Corral Wrangling

Activists sue county, supervisors and developer over retail development.

If Mike Weaver wanted to live in an urban area, he says, he would have moved to Salinas or Monterey. As it is, the Highway 68 Coalition chair and lifelong Corral de Tierra resident plans his trips into town, stocks up on staples and enjoys a quiet life in the country with views of wildflower meadows.


But one of those meadows has become a battleground over private property rights, traffic impacts, water use and the California Environmental Quality Act. 

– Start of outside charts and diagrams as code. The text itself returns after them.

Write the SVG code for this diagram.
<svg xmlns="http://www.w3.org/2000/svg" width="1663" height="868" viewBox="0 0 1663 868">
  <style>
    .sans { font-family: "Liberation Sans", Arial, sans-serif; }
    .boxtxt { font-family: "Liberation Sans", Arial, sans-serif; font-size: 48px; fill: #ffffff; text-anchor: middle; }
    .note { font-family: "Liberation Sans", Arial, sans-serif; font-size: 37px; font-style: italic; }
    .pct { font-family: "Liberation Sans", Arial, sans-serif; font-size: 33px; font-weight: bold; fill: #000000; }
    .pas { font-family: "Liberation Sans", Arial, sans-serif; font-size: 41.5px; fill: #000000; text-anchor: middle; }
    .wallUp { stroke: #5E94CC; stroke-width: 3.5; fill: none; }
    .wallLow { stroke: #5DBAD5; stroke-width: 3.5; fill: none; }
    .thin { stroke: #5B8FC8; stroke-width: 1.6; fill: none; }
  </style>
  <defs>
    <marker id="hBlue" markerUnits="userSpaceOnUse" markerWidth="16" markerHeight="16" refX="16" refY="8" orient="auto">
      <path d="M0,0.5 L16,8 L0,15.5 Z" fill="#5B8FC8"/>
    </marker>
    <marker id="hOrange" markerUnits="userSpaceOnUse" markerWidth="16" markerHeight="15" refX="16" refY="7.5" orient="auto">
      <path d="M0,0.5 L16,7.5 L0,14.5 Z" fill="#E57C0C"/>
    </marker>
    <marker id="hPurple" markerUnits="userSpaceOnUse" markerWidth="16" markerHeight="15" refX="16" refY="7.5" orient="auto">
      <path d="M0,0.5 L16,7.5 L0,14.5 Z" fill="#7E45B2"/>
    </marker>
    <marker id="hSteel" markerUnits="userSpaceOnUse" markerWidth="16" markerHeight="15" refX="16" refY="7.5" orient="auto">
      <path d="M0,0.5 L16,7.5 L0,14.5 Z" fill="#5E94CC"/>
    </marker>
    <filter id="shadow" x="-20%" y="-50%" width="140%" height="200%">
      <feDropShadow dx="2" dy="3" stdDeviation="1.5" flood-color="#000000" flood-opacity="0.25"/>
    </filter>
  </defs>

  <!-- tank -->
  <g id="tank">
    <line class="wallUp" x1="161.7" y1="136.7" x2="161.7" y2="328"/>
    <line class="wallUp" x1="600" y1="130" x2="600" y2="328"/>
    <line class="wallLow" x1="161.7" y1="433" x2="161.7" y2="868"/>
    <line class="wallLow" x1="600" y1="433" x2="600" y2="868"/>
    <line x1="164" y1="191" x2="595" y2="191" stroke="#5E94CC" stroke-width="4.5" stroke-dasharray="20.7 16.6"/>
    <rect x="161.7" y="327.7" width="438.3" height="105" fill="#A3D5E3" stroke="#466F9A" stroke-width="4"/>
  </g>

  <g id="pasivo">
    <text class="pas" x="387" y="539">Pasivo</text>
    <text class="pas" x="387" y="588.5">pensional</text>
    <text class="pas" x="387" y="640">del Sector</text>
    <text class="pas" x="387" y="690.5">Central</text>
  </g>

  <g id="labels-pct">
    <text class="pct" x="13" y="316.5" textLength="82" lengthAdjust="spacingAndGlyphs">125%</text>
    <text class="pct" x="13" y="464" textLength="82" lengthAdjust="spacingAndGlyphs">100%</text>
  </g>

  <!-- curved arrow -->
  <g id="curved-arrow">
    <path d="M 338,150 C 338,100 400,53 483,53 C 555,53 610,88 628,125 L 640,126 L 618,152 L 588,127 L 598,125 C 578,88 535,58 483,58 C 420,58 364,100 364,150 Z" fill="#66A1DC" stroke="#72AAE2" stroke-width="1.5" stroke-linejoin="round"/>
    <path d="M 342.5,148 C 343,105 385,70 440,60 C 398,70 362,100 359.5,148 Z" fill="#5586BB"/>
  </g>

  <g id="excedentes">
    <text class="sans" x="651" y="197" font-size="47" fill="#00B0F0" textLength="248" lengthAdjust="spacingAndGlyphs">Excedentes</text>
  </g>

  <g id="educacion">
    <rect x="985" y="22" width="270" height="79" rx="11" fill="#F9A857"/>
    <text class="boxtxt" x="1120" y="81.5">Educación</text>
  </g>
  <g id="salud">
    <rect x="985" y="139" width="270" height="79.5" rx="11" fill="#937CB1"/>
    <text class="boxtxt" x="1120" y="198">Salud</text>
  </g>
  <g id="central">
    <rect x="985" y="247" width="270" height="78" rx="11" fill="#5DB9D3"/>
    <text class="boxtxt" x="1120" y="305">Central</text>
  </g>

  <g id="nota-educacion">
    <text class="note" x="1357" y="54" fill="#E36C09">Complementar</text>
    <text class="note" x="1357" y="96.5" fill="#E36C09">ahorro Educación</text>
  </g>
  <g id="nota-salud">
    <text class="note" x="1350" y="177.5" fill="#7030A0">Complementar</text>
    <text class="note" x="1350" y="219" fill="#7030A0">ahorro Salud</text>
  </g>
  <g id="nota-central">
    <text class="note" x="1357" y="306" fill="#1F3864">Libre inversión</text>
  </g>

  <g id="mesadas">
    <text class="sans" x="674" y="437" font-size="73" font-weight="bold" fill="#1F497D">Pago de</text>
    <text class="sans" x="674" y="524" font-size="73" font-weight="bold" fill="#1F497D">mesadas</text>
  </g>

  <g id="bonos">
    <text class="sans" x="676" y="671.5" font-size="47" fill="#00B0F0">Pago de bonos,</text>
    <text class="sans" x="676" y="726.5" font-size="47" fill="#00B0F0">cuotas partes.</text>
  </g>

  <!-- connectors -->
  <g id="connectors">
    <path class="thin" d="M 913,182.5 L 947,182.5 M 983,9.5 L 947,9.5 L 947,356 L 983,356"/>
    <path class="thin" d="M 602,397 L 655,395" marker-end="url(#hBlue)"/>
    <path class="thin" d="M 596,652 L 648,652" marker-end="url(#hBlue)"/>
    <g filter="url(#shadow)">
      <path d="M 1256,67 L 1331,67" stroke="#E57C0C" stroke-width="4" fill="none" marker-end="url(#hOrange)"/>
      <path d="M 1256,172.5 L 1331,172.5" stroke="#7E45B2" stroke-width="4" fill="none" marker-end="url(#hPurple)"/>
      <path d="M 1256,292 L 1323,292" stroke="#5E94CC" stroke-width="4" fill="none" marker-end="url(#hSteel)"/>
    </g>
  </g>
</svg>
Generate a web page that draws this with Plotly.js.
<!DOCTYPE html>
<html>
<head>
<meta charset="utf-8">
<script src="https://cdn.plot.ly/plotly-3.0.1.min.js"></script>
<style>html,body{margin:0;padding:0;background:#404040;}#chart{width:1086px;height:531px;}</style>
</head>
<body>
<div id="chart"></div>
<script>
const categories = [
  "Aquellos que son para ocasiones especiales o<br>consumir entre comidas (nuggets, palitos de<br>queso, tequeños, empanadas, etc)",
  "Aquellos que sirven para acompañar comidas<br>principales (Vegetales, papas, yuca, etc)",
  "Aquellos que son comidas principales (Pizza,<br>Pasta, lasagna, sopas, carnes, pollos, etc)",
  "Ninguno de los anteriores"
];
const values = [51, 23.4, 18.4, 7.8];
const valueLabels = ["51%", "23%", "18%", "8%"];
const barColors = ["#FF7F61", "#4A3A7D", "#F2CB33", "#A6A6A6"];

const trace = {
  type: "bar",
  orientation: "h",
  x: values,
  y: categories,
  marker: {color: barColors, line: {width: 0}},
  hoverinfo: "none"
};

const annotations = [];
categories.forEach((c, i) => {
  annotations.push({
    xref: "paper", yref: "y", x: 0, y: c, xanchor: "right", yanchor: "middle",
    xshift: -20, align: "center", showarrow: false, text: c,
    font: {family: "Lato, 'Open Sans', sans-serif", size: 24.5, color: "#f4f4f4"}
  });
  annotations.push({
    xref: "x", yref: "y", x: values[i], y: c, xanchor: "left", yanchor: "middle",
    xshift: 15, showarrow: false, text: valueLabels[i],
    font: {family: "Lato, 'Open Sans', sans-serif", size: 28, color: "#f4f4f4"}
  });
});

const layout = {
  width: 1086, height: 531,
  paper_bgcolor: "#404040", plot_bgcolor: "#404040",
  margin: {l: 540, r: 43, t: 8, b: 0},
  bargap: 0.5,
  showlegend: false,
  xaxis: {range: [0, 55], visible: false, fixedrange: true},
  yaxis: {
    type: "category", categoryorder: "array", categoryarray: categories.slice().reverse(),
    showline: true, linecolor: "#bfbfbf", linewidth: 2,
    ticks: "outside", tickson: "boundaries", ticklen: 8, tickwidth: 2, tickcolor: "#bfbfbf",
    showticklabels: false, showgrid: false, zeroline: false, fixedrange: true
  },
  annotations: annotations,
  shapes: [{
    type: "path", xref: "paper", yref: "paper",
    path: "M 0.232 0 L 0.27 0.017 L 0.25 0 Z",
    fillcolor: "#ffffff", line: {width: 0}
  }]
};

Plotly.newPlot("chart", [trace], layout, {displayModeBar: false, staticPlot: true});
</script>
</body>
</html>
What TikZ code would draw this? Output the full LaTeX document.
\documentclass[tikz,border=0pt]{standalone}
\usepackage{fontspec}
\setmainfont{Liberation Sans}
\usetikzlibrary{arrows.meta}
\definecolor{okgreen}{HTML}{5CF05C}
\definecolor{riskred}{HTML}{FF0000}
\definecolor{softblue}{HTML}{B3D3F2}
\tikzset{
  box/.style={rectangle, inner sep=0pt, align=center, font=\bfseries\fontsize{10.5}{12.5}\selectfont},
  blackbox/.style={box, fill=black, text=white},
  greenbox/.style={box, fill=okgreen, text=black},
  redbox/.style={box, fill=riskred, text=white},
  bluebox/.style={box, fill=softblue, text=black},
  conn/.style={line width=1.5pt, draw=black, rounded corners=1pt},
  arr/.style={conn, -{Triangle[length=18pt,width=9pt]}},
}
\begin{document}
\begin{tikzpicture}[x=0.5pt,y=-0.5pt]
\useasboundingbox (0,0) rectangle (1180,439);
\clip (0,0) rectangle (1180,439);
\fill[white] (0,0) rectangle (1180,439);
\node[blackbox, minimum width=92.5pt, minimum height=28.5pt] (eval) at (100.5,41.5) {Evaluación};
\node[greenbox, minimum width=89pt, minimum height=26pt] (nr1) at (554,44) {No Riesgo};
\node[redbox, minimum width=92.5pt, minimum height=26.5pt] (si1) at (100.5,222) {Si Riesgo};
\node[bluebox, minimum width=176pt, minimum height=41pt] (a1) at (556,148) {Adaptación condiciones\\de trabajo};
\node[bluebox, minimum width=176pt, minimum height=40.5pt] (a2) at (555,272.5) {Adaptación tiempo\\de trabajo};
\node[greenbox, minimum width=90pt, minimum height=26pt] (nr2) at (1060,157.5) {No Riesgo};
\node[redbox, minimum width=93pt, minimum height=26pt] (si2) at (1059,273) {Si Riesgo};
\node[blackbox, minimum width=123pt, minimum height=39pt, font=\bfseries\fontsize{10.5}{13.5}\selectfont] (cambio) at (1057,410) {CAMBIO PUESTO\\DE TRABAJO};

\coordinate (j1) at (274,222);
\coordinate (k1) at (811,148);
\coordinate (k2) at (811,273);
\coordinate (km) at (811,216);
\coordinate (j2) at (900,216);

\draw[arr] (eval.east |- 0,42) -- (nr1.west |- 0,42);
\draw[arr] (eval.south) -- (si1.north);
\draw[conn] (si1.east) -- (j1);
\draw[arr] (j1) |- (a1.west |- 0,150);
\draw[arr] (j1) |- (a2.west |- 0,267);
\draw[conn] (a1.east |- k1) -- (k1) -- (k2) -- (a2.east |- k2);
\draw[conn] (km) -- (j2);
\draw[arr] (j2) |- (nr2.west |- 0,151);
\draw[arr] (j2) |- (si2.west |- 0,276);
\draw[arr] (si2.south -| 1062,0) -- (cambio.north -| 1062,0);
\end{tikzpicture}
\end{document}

On March 6, just a month after the county supervisors voted 3-2 to allow a mixed-use development at lower Corral de Tierra, the Highway 68 Coalition sued the county, the supervisors and developer Omni Resources LLC. The coalition alleges the project violates CEQA and flouts the county’s own General Plan.


The suit, filed in Monterey County Superior Court by attorneys Michael Stamp and Molly Erickson, asks the court to order the supes to set aside their approval of the Corral de Tierra Shopping Center project, order the preparation of adequate environmental documents and award attorney fees.


“Certain areas of the county were designated as rural centers, areas that could be designated for more growth, and Corral de Tierra was specifically left out of that in the General Plan,” Weaver says. “We have traffic impacts, water impacts, visual impacts – all these issues were brought up with the supervisors, and they were rebuffed.”


A key sticking point in the suit is how much water can be pulled from the already overdrafted Toro groundwater basin. The county has put a cap of 9 acre-feet per year on the development, but left the developer with the option of paying a $35,000 fine for every acre-foot the project uses beyond its allotment. 


Phelps proposes using a recharge system that would replace water pulled from the basin with rainwater. The supervisors have rejected similar systems proposed for developments in North County, on the grounds that they pose too much uncertainty in an overdrafted basin.


“Our only recourse is the courts,” Weaver says. “It’s not a path we willingly started to go down. Nobody wants to deprive the man of his property rights, but this is out of bounds.”


The man Weaver refers to is Eric Phelps, whose father began buying the Corral de Tierra property nearly 40 years ago with development in mind. 


Omni Resources sued the county in 2005 because it was slow to consider the initial development plans, says the project has been “scrutinized to death,” and ended up better for it. 


Omni paid more than $300,000 for the project’s environmental impact report, and has reduced the proposed development footprint from more than 120,000 to 99,970 square feet of community-based retail, including a grocery store, coffee shop and services such as a dry cleaner and pharmacy.


“I’ve spent my whole life working on this project, and we’ve done everything right,” Phelps says. “We’ve followed the law and gone through the process. Now we have to pay to defend it in court.”


As of press time, a hearing had yet to be scheduled.